設置されていた工業用のアマノの集塵機は巨大であり、確かに日本歯研の場合は作業環境はすこぶる良かった。

大塚昌助先生兼社長様には厚遇してもらい、今でも感謝している。

さて、前章で書いた事件とは次のような展開であった。

いつもの様にクルップ社のクルタニウムTiコバルト合金を研磨していいると、受注した症例をトレーにそれぞれ区分けしているが、生産工程表にナンバリングされてる番号が普段は連番なのに同じ番号を偶然発見したのである。

当時噂でしかなかったが、社内である人物が私的に自分の関係の金属床予定の臨床模型を会社に持ち込み、出来あがったら持ち去るという事を聞いたことがある。

連番を発見したのは、たまたま私だったが、この2つのトレーのどちらかが、その横領的な金属床と直感した。

そこで5円玉を取り出し宙に舞わせて、表だったら左のトレー、裏面だったら右とかけた!! なんと裏面とでたので、その金属床フレーム(ご縁のある)をゴミ箱に捨てやったのだ。

その日は何事も無かったが翌日ある上役が鋳造床課の各部屋を行き来してるではありませんか、そして暫くしてから囁くように私に、か か 川島君!!フレームが一ケース仕上がってないんだけど知らない?と聞いてきた。

当時クルタニウム床を研磨してるのは私だけなので、捨てた犯人は私だと多少は気が付いて聞いてきたのだから勇気を褒めよう。きっと何らかの事故だと思いたかったと思う。

今まで横領が上手く行ってたんだから、、、、OO上司に降りかかった青天の霹靂とは、こういう時に使うのかもしれない。

私はそ そ そうなんですか?そして大声で大々的に探しましょうと答えた。

上司はい い い いいからと、か細い声で言うと部屋に帰ってしまった。

その後、私は普段どおり研磨していたが、そろそろ技工学校の夜間部に行かなければならず席を立とうとしたら、向こうの部屋で寒天印象をしている姿を目撃した。

翌日は鋳造までご自分でされてたので、間違いなくあの金属床フレームがあの上司の私的な持込みケースと私だけに理解できた。

其の事件があった日から10日ほどのこと、その上司から川島君、君は設計を学びたいだろう、、、良かったらワックスアップも教えるから明日から私の部屋に来ないかなと、ささやかれた。

なんと、一生研磨で終わる人生が一変して設計やワックスアップまで学べるとは信じられない事が起きたのである。

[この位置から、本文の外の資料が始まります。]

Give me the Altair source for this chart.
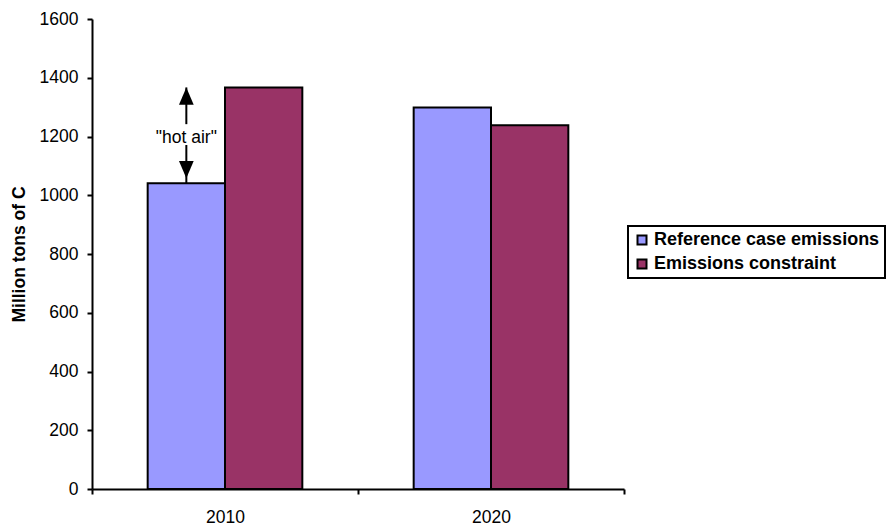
import altair as alt
import pandas as pd

# Carbon emissions, million tons of C
years = ["2010", "2020"]
series_names = ["Reference case emissions", "Emissions constraint"]
reference_case = [1041, 1299]
constraint = [1367, 1238]
series_colors = ["#9999FF", "#993366"]

FONT = "Liberation Sans"

rows = []
for i, yr in enumerate(years):
    rows.append({"year": yr, "series": series_names[0], "value": reference_case[i]})
    rows.append({"year": yr, "series": series_names[1], "value": constraint[i]})
bars_df = pd.DataFrame(rows)

# "hot air": the gap between the 2010 reference case and the 2010 constraint
lo, hi = reference_case[0], constraint[0]
mid = (lo + hi) / 2
note_df = pd.DataFrame([{
    "year": years[0], "series": series_names[0],
    "lo": lo, "hi": hi, "mid": mid,
    "up_from": mid + 38, "down_from": mid - 50,
    "label": '"hot air"',
}])

x_enc = alt.X(
    "year:N",
    sort=years,
    scale=alt.Scale(paddingInner=0, paddingOuter=0),
    axis=alt.Axis(
        title=None, labelAngle=0, labelFontSize=17.5, labelFont=FONT,
        labelColor="black", labelPadding=14, tickBand="extent",
        tickSize=5, tickColor="black", tickWidth=2,
        domainColor="black", domainWidth=2,
    ),
)
xoff_enc = alt.XOffset(
    "series:N", sort=series_names,
    scale=alt.Scale(paddingInner=0, paddingOuter=0.72),
)

y_scale = alt.Scale(domain=[0, 1600], nice=False)

bars = alt.Chart(bars_df).mark_bar(stroke="black", strokeWidth=2).encode(
    x=x_enc,
    xOffset=xoff_enc,
    y=alt.Y(
        "value:Q", scale=y_scale,
        axis=alt.Axis(
            title="Million tons of C", titleFont=FONT, titleFontSize=17.5,
            titleFontWeight="bold", titleColor="black",
            titleX=-73, titleY=235, titleAngle=270, titleBaseline="middle",
            titleAlign="center",
            values=list(range(0, 1601, 200)), format="d", grid=False,
            labelFontSize=17.5, labelFont=FONT, labelColor="black",
            labelPadding=9, tickSize=5, tickColor="black", tickWidth=2,
            domainColor="black", domainWidth=2,
        ),
    ),
    color=alt.Color(
        "series:N", sort=series_names,
        scale=alt.Scale(domain=series_names, range=series_colors),
        legend=alt.Legend(
            title=None, orient="none", legendX=536, legendY=207,
            symbolType="square", symbolSize=81, symbolStrokeColor="black",
            symbolStrokeWidth=2, symbolOpacity=1,
            labelFont=FONT, labelFontSize=18, labelFontWeight="bold",
            labelColor="black", labelOffset=3, rowPadding=6,
            padding=5, strokeColor="black",
            fillColor="white", labelLimit=400,
        ),
    ),
)

base_note = alt.Chart(note_df).encode(
    x=alt.X("year:N", sort=years),
    xOffset=alt.XOffset("series:N", sort=series_names),
)

up_shaft = base_note.mark_rule(color="black", strokeWidth=2).encode(
    y=alt.Y("up_from:Q", scale=y_scale), y2="hi:Q"
)
down_shaft = base_note.mark_rule(color="black", strokeWidth=2, yOffset=-5).encode(
    y=alt.Y("down_from:Q", scale=y_scale), y2="lo:Q"
)
up_head = base_note.mark_point(
    shape="M0,0L0.85,2L-0.85,2Z", filled=True, color="black", opacity=1,
    size=300, strokeWidth=0,
).encode(y=alt.Y("hi:Q", scale=y_scale))
down_head = base_note.mark_point(
    shape="M0,0L0.85,-2L-0.85,-2Z", filled=True, color="black", opacity=1,
    size=300, strokeWidth=0, yOffset=-5,
).encode(y=alt.Y("lo:Q", scale=y_scale))
note_text = base_note.mark_text(
    font=FONT, fontSize=17.5, color="black", baseline="middle", align="center",
    dy=3,
).encode(y=alt.Y("mid:Q", scale=y_scale), text="label:N")

chart = alt.layer(bars, up_shaft, down_shaft, up_head, down_head, note_text).properties(
    width=532, height=470,
    autosize=alt.AutoSizeParams(type="none"),
    padding={"left": 92, "top": 19, "right": 263, "bottom": 38},
    background="white",
).configure_view(stroke=None).configure_legend(strokeWidth=2)

chart.save("out.html", embed_options={"renderer": "svg", "actions": False})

翌日から自分の研磨が早めに終わると、設計室に出向き臨床ケースでサベヤーをいじっていたのである。

ワックスアップ室の連中が、なんで川島が!!あの部屋に出入りしてるのか、驚きの眼差しがとても面白かった。

そもそも研磨室の人達とワックスアップ室の人達とは仲が悪かった。何故ならば余分なワックスてんこ盛りの場合は研磨と言うよりも削り出すCAD-CAMのようで時間ばかりかかって困っていたからである。